Ahí sí que me quedé patidifuso, tenía una alta comprensión
lectora, era profesor de lengua y también podía comprender exactamente lo que
me estaba diciendo la monja. Nada más ni nada menos lo que estaba diciendo,
quería que le enseñase el pene.
―¿Quiere usted que le enseñe el pene señora? ¿No cree que
está fuera de lugar?
Se levantó y dejó el rosario en la silla, corrió la cortina
y del bolsillo sacó unas gafas que se puso apoyadas en la punta de la nariz.
Algo ofensivo si lo piensan, ¿por qué se ponía gafas?, ¿Qué creía que tenía
entre las piernas?
―En fin, le advierto que tengo un esparadrapo en el escroto,
¿Sabe lo que es el escroto, no?
La monja me miró con las labios prietos y enarcando las
cejas.
―Conozco el término. ¿Puede decirme por qué tiene usted un
esparadrapo en tal zona?
Seguí a de pie, me acerqué a su mesa y encendí una lámpara y
comencé a desabrocharme los pantalones, comprendí que esa situación me daba
cierta permisividad para el sarcasmo así que actué.
―Su dios, que controla los aguacates, las mariposas, y las verrugas
decidió que el mejor lugar para colocar una, era mi miembro y ahí se posó,
enorme redonda y molesta, por eso el médico decidió extirpármela.

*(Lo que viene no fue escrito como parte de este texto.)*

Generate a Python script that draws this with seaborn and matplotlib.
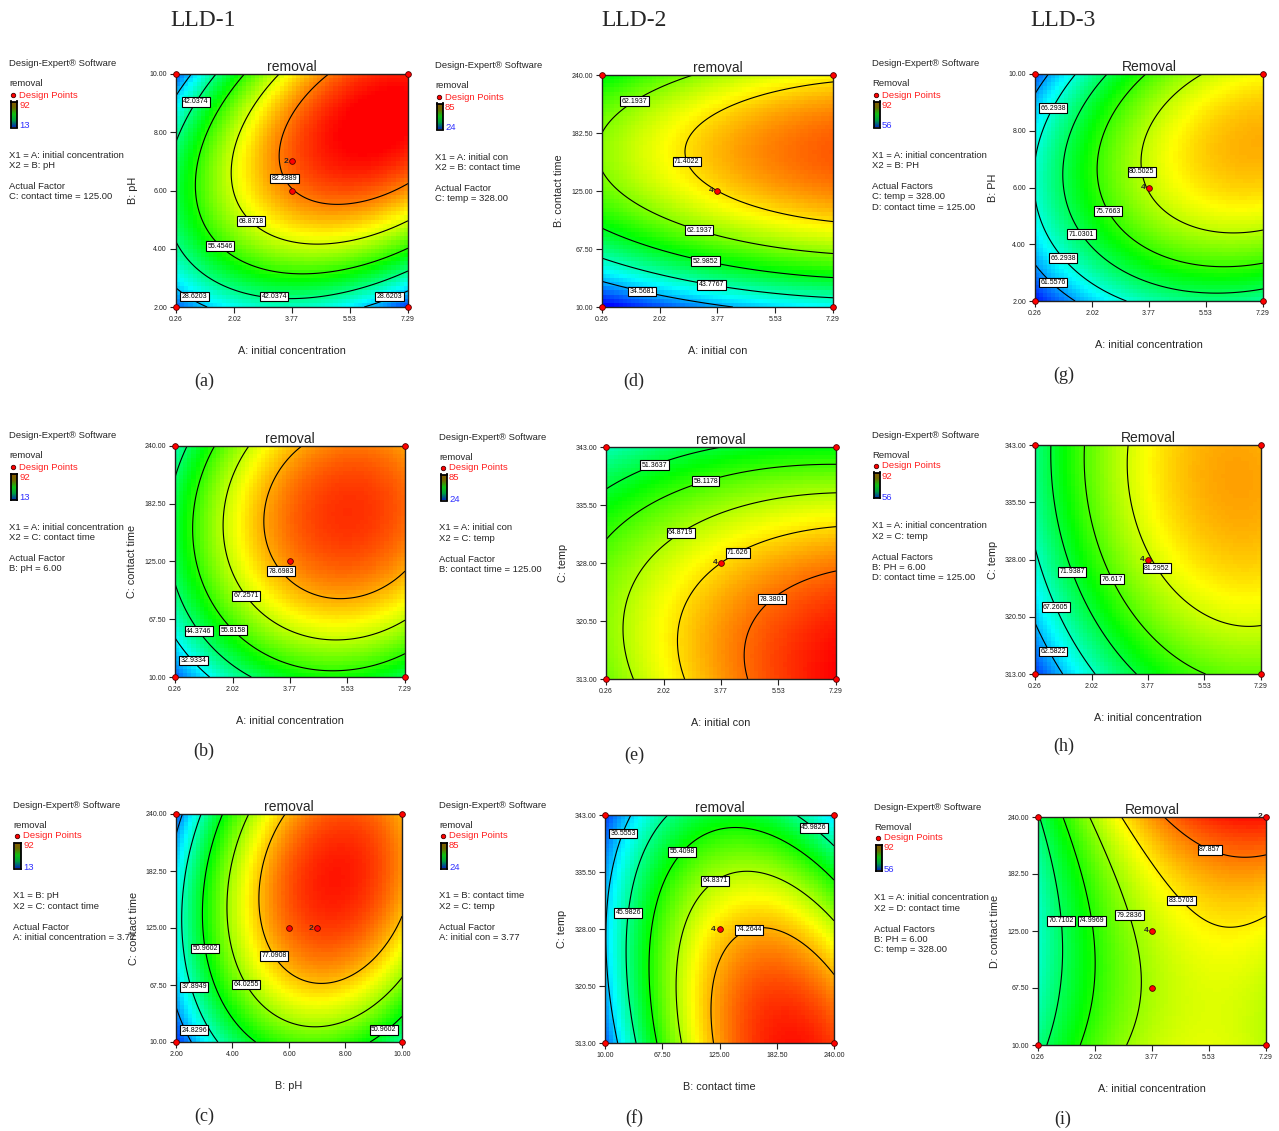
import numpy as np
import matplotlib
matplotlib.use("Agg")
import matplotlib.pyplot as plt
from matplotlib.colors import LinearSegmentedColormap
from matplotlib.lines import Line2D
import seaborn as sns

# ---- data ----
# tick values of the four factors
conc_ticks = [0.26, 2.02, 3.77, 5.53, 7.29]
ph_ticks = [2.00, 4.00, 6.00, 8.00, 10.00]
time_ticks = [10.00, 67.50, 125.00, 182.50, 240.00]
temp_ticks = [313.00, 320.50, 328.00, 335.50, 343.00]

# fitted quadratic models (coded units -1..1): b0, bX1, bX2, bX1X2, bX1^2, bX2^2
coef_a = [82.0, 16.6, 18.0, 18.6, -18.4, -27.0]
coef_b = [81.3, 16.7, 13.0, 3.6, -17.8, -17.5]
coef_c = [83.6, 20.7, 10.5, 8.45, -29.0, -16.0]
coef_d = [71.4, 8.4, 15.3, 0.0, -2.8, -22.6]
coef_e = [71.63, 8.57, -12.2, -3.5, -2.86, -8.1]
coef_f = [71.6, 15.2, -11.77, -10.75, -20.3, -7.7]
coef_g = [80.7, 8.96, 4.2, 2.9, -5.26, -8.8]
coef_h = [81.0, 9.0, 4.95, -0.8, -5.3, -3.05]
coef_i = [80.7, 8.0, 3.0, 2.5, -5.9, 3.1]

# contour levels printed on each plot
levels_a = [28.6203, 42.0374, 55.4546, 68.8718, 82.2889]
levels_b = [32.9334, 44.3746, 55.8158, 67.2571, 78.6983]
levels_c = [24.8296, 37.8949, 50.9602, 64.0255, 77.0908]
levels_d = [34.5681, 43.7767, 52.9852, 62.1937, 71.4022]
levels_e = [51.3637, 58.1178, 64.8719, 71.6260, 78.3801]
levels_f = [36.5553, 45.9826, 55.4098, 64.8371, 74.2644]
levels_g = [61.5576, 66.2938, 71.0301, 75.7663, 80.5025]
levels_h = [62.5822, 67.2605, 71.9387, 76.6170, 81.2952]
levels_i = [70.7102, 74.9969, 79.2836, 83.5703, 87.8570]

# response ranges (legend)
range_1 = [13, 92]
range_2 = [24, 85]
range_3 = [56, 92]

# design points
pts_a_x = [0.26, 0.26, 7.29, 7.29, 3.77, 3.77]
pts_a_y = [2.0, 10.0, 2.0, 10.0, 6.0, 7.0]
pts_b_x = [0.26, 0.26, 7.29, 7.29, 3.77]
pts_b_y = [10.0, 240.0, 10.0, 240.0, 125.0]
pts_c_x = [2.0, 2.0, 10.0, 10.0, 6.0, 7.0]
pts_c_y = [10.0, 240.0, 10.0, 240.0, 125.0, 125.0]
pts_d_x = [0.26, 0.26, 7.29, 7.29, 3.77]
pts_d_y = [10.0, 240.0, 10.0, 240.0, 125.0]
pts_e_x = [0.26, 0.26, 7.29, 7.29, 3.77]
pts_e_y = [313.0, 343.0, 313.0, 343.0, 328.0]
pts_f_x = [10.0, 10.0, 240.0, 240.0, 125.0]
pts_f_y = [313.0, 343.0, 313.0, 343.0, 328.0]
pts_g_x = [0.26, 0.26, 7.29, 7.29, 3.77]
pts_g_y = [2.0, 10.0, 2.0, 10.0, 6.0]
pts_h_x = [0.26, 0.26, 7.29, 7.29, 3.77]
pts_h_y = [313.0, 343.0, 313.0, 343.0, 328.0]
pts_i_x = [0.26, 0.26, 7.29, 7.29, 3.77, 3.77]
pts_i_y = [10.0, 240.0, 10.0, 240.0, 125.0, 67.5]

# replicate counts shown next to points
counts_a = [(3.77, 7.0, 2)]
counts_c = [(7.0, 125.0, 2)]
counts_d = [(3.77, 125.0, 4)]
counts_e = [(3.77, 328.0, 4)]
counts_f = [(125.0, 328.0, 4)]
counts_g = [(3.77, 6.0, 4)]
counts_h = [(3.77, 328.0, 4)]
counts_i = [(3.77, 125.0, 4), (7.29, 240.0, 2)]

# ---- layout ----
W, H = 1279, 1131
sns.set_style("ticks")
plt.rcParams['font.family'] = ['Liberation Sans', 'DejaVu Sans']

panels = [
    dict(box=(176, 74, 408, 307), info=(9, 64), title='removal', resp='removal', rng=range_1,
         coef=coef_a, levels=levels_a, xt=conc_ticks, yt=ph_ticks, px=pts_a_x, py=pts_a_y, counts=counts_a,
         xl='A: initial concentration', yl='B: pH', ylx=133,
         lines=['X1 = A: initial concentration', 'X2 = B: pH', '', 'Actual Factor', 'C: contact time = 125.00'],
         labs=[(0.07, 0.89), (0.455, 0.545), (0.325, 0.37), (0.20, 0.27), (0.075, 0.05), (0.425, 0.055), (0.925, 0.065)],
         letter='(a)', lpos=(204, 381)),
    dict(box=(175, 446, 405, 677), info=(9, 436), title='removal', resp='removal', rng=range_1,
         coef=coef_b, levels=levels_b, xt=conc_ticks, yt=time_ticks, px=pts_b_x, py=pts_b_y, counts=[],
         xl='A: initial concentration', yl='C: contact time', ylx=132,
         lines=['X1 = A: initial concentration', 'X2 = C: contact time', '', 'Actual Factor', 'B: pH = 6.00'],
         labs=[(0.445, 0.445), (0.30, 0.345), (0.105, 0.20), (0.25, 0.20), (0.075, 0.07)],
         letter='(b)', lpos=(204, 751)),
    dict(box=(176, 814, 402, 1042), info=(13, 805), title='removal', resp='removal', rng=range_1,
         coef=coef_c, levels=levels_c, xt=ph_ticks, yt=time_ticks, px=pts_c_x, py=pts_c_y, counts=counts_c,
         xl='B: pH', yl='C: contact time', ylx=134,
         lines=['X1 = B: pH', 'X2 = C: contact time', '', 'Actual Factor', 'A: initial concentration = 3.77'],
         labs=[(0.125, 0.41), (0.46, 0.395), (0.34, 0.27), (0.075, 0.245), (0.06, 0.06), (0.92, 0.07)],
         letter='(c)', lpos=(204, 1116)),
    dict(box=(602, 75, 833, 307), info=(435, 66), title='removal', resp='removal', rng=range_2,
         coef=coef_d, levels=levels_d, xt=conc_ticks, yt=time_ticks, px=pts_d_x, py=pts_d_y, counts=counts_d,
         xl='A: initial con', yl='B: contact time', ylx=559,
         lines=['X1 = A: initial con', 'X2 = B: contact time', '', 'Actual Factor', 'C: temp = 328.00'],
         labs=[(0.12, 0.92), (0.375, 0.63), (0.425, 0.345), (0.45, 0.205), (0.475, 0.10), (0.175, 0.07)],
         letter='(d)', lpos=(634, 381)),
    dict(box=(606, 447, 836, 679), info=(439, 437), title='removal', resp='removal', rng=range_2,
         coef=coef_e, levels=levels_e, xt=conc_ticks, yt=temp_ticks, px=pts_e_x, py=pts_e_y, counts=counts_e,
         xl='A: initial con', yl='C: temp', ylx=563,
         lines=['X1 = A: initial con', 'X2 = C: temp', '', 'Actual Factor', 'B: contact time = 125.00'],
         labs=[(0.20, 0.95), (0.425, 0.88), (0.315, 0.645), (0.58, 0.53), (0.72, 0.345)],
         letter='(e)', lpos=(634, 755)),
    dict(box=(605, 815, 834, 1043), info=(439, 805), title='removal', resp='removal', rng=range_2,
         coef=coef_f, levels=levels_f, xt=time_ticks, yt=temp_ticks, px=pts_f_x, py=pts_f_y, counts=counts_f,
         xl='B: contact time', yl='C: temp', ylx=562,
         lines=['X1 = B: contact time', 'X2 = C: temp', '', 'Actual Factor', 'A: initial con = 3.77'],
         labs=[(0.075, 0.92), (0.33, 0.845), (0.925, 0.96), (0.475, 0.72), (0.105, 0.57), (0.625, 0.51)],
         letter='(f)', lpos=(634, 1118)),
    dict(box=(1035, 74, 1263, 301), info=(872, 64), title='Removal', resp='Removal', rng=range_3,
         coef=coef_g, levels=levels_g, xt=conc_ticks, yt=ph_ticks, px=pts_g_x, py=pts_g_y, counts=counts_g,
         xl='A: initial concentration', yl='B: PH', ylx=993,
         lines=['X1 = A: initial concentration', 'X2 = B: PH', '', 'Actual Factors', 'C: temp = 328.00',
                'D: contact time = 125.00'],
         labs=[(0.075, 0.85), (0.47, 0.57), (0.32, 0.395), (0.205, 0.295), (0.125, 0.19), (0.075, 0.085)],
         letter='(g)', lpos=(1064, 375)),
    dict(box=(1035, 445, 1261, 674), info=(872, 435), title='Removal', resp='Removal', rng=range_3,
         coef=coef_h, levels=levels_h, xt=conc_ticks, yt=temp_ticks, px=pts_h_x, py=pts_h_y, counts=counts_h,
         xl='A: initial concentration', yl='C: temp', ylx=993,
         lines=['X1 = A: initial concentration', 'X2 = C: temp', '', 'Actual Factors', 'B: PH = 6.00',
                'D: contact time = 125.00'],
         labs=[(0.175, 0.45), (0.355, 0.42), (0.56, 0.475), (0.10, 0.295), (0.075, 0.105)],
         letter='(h)', lpos=(1064, 746)),
    dict(box=(1038, 817, 1266, 1045), info=(874, 807), title='Removal', resp='Removal', rng=range_3,
         coef=coef_i, levels=levels_i, xt=conc_ticks, yt=time_ticks, px=pts_i_x, py=pts_i_y, counts=counts_i,
         xl='A: initial concentration', yl='D: contact time', ylx=995,
         lines=['X1 = A: initial concentration', 'X2 = D: contact time', '', 'Actual Factors', 'B: PH = 6.00',
                'C: temp = 328.00'],
         labs=[(0.75, 0.85), (0.625, 0.63), (0.11, 0.545), (0.24, 0.545), (0.405, 0.57)],
         letter='(i)', lpos=(1063, 1119)),
]

cmap = LinearSegmentedColormap.from_list('de', ['#0000ff', '#00ffff', '#00ff00', '#ffff00', '#ff0000'])
bar_cmap = LinearSegmentedColormap.from_list('bar', ['#0030b0', '#00a040', '#10c010', '#6a6a00', '#8a5a00'])


def fx(px):
    return px / W


def fy(py):
    return 1 - py / H


def surface(c, x, y):
    return c[0] + c[1] * x + c[2] * y + c[3] * x * y + c[4] * x ** 2 + c[5] * y ** 2


def fmt(v):
    return f'{v:.4f}'.rstrip('0').rstrip('.')


fig = plt.figure(figsize=(W / 100, H / 100), dpi=100)

for p in panels:
    l, t, r, b = p['box']
    ax = fig.add_axes([fx(l), fy(b), (r - l) / W, (b - t) / H])
    xt, yt = p['xt'], p['yt']
    x0, x1, y0, y1 = xt[0], xt[-1], yt[0], yt[-1]
    lo, hi = p['rng']

    # blocky colour field like Design-Expert
    n = 56
    e = np.linspace(-1, 1, n + 1)
    m = (e[:-1] + e[1:]) / 2
    MX, MY = np.meshgrid(m, m)
    ax.pcolormesh(x0 + (e + 1) / 2 * (x1 - x0), y0 + (e + 1) / 2 * (y1 - y0), surface(p['coef'], MX, MY),
                  cmap=cmap, vmin=lo, vmax=hi, shading='flat', rasterized=True)

    g = np.linspace(-1, 1, 241)
    GX, GY = np.meshgrid(g, g)
    cs = ax.contour(x0 + (g + 1) / 2 * (x1 - x0), y0 + (g + 1) / 2 * (y1 - y0), surface(p['coef'], GX, GY),
                    levels=p['levels'], colors='black', linewidths=0.8)
    ax.set_xlim(x0, x1)
    ax.set_ylim(y0, y1)
    manual = [(x0 + a * (x1 - x0), y0 + c * (y1 - y0)) for a, c in p['labs']]
    texts = ax.clabel(cs, manual=manual, inline=False, fontsize=5, fmt=fmt)
    for tx in texts:
        tx.set_rotation(0)
        tx.set_bbox(dict(boxstyle='square,pad=0.2', fc='white', ec='black', lw=0.8))
        tx.set_zorder(7)
        # keep the label box inside the plot frame
        lx, ly = tx.get_position()
        fxl = min(max((lx - x0) / (x1 - x0), 0.08), 0.92)
        fyl = min(max((ly - y0) / (y1 - y0), 0.045), 0.955)
        tx.set_position((x0 + fxl * (x1 - x0), y0 + fyl * (y1 - y0)))

    sns.scatterplot(x=p['px'], y=p['py'], ax=ax, color='#ff0000', edgecolor='#500000', linewidth=0.6,
                    s=17, zorder=8, clip_on=False, legend=False)
    for cx, cy, k in p['counts']:
        ax.annotate(str(k), (cx, cy), xytext=(-2.5, 0), textcoords='offset points', ha='right', va='center',
                    fontsize=6, fontweight='bold', zorder=9)

    ax.set_xticks(xt)
    ax.set_xticklabels([f'{v:.2f}' for v in xt])
    ax.set_yticks(yt)
    ax.set_yticklabels([f'{v:.2f}' for v in yt])
    ax.tick_params(direction='out', length=4.5, width=0.8, labelsize=5, pad=2, colors='#222222')
    for s in ax.spines.values():
        s.set_linewidth(1.0)
        s.set_color('#202020')
    ax.set_title(p['title'], fontsize=10, pad=2.5)

    # axis titles
    fig.text(fx((l + r) / 2), fy(b + 44), p['xl'], ha='center', va='center', fontsize=7.8)
    fig.text(fx(p['ylx']), fy((t + b) / 2), p['yl'], ha='center', va='center', rotation=90, fontsize=7.8)

    # Design-Expert info block
    ix, iy = p['info']
    fs = 6.8
    fig.text(fx(ix), fy(iy), 'Design-Expert® Software', ha='left', va='center', fontsize=fs)
    fig.text(fx(ix), fy(iy + 20), p['resp'], ha='left', va='center', fontsize=fs)
    fig.add_artist(Line2D([fx(ix + 3.5)], [fy(iy + 31)], marker='o', ms=3.2, mfc='#ff0000', mec='#400000',
                          mew=0.6, transform=fig.transFigure))
    fig.text(fx(ix + 10), fy(iy + 31), 'Design Points', ha='left', va='center', fontsize=fs, color='#ff2020')
    bax = fig.add_axes([fx(ix + 1.5), fy(iy + 63.5), 6 / W, 26 / H])
    bax.imshow(np.linspace(0, 1, 40)[:, None], cmap=bar_cmap, aspect='auto', origin='lower')
    bax.set_xticks([])
    bax.set_yticks([])
    for s in bax.spines.values():
        s.set_linewidth(1.3)
        s.set_color('black')
    fig.text(fx(ix + 10), fy(iy + 41), str(hi), ha='left', va='center', fontsize=fs, color='#ff2020')
    fig.text(fx(ix + 10), fy(iy + 62), str(lo), ha='left', va='center', fontsize=fs, color='#3030ff')
    for k, line in enumerate(p['lines']):
        if line:
            fig.text(fx(ix), fy(iy + 91 + 10.4 * k), line, ha='left', va='center', fontsize=fs)

    fig.text(fx(p['lpos'][0]), fy(p['lpos'][1]), p['letter'], ha='center', va='center', fontsize=13,
             family='Liberation Serif')

for name, cx in [('LLD-1', 203), ('LLD-2', 634), ('LLD-3', 1063)]:
    fig.text(fx(cx), fy(20), name, ha='center', va='center', fontsize=17, family='Liberation Serif')

fig.savefig('out.png', dpi=100)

Cuando pronuncié la palabra extirpar ya tenía mi pene en la
mano, y eso hizo que me recorriese un escalofrío por la espalda. Ella, con la
flema eclesiástica que las caracteriza se acercó lentamente con las manos en la
espalda y miró atentamente, se acercó doblando la espalda y sujetó las gafas
con los dedos.
―Libre de argollas.
―Tal y como le dije.
―Puede irse.
Me guardé mis atributos en los pantalones y me dirigí a la
puerta.
―Por cierto ―dijo mientras corría las cortinas― buen
ejemplar.
Salí disparado del despacho, el médico me había recomendado
que huyese de las erecciones como de la peste, e imagino que si hubiese sabido
que la erección que me hizo saltar los puntos había sido causada por una monja,
me hubiese derivado sin lugar a dudas a un buen psiquiatra.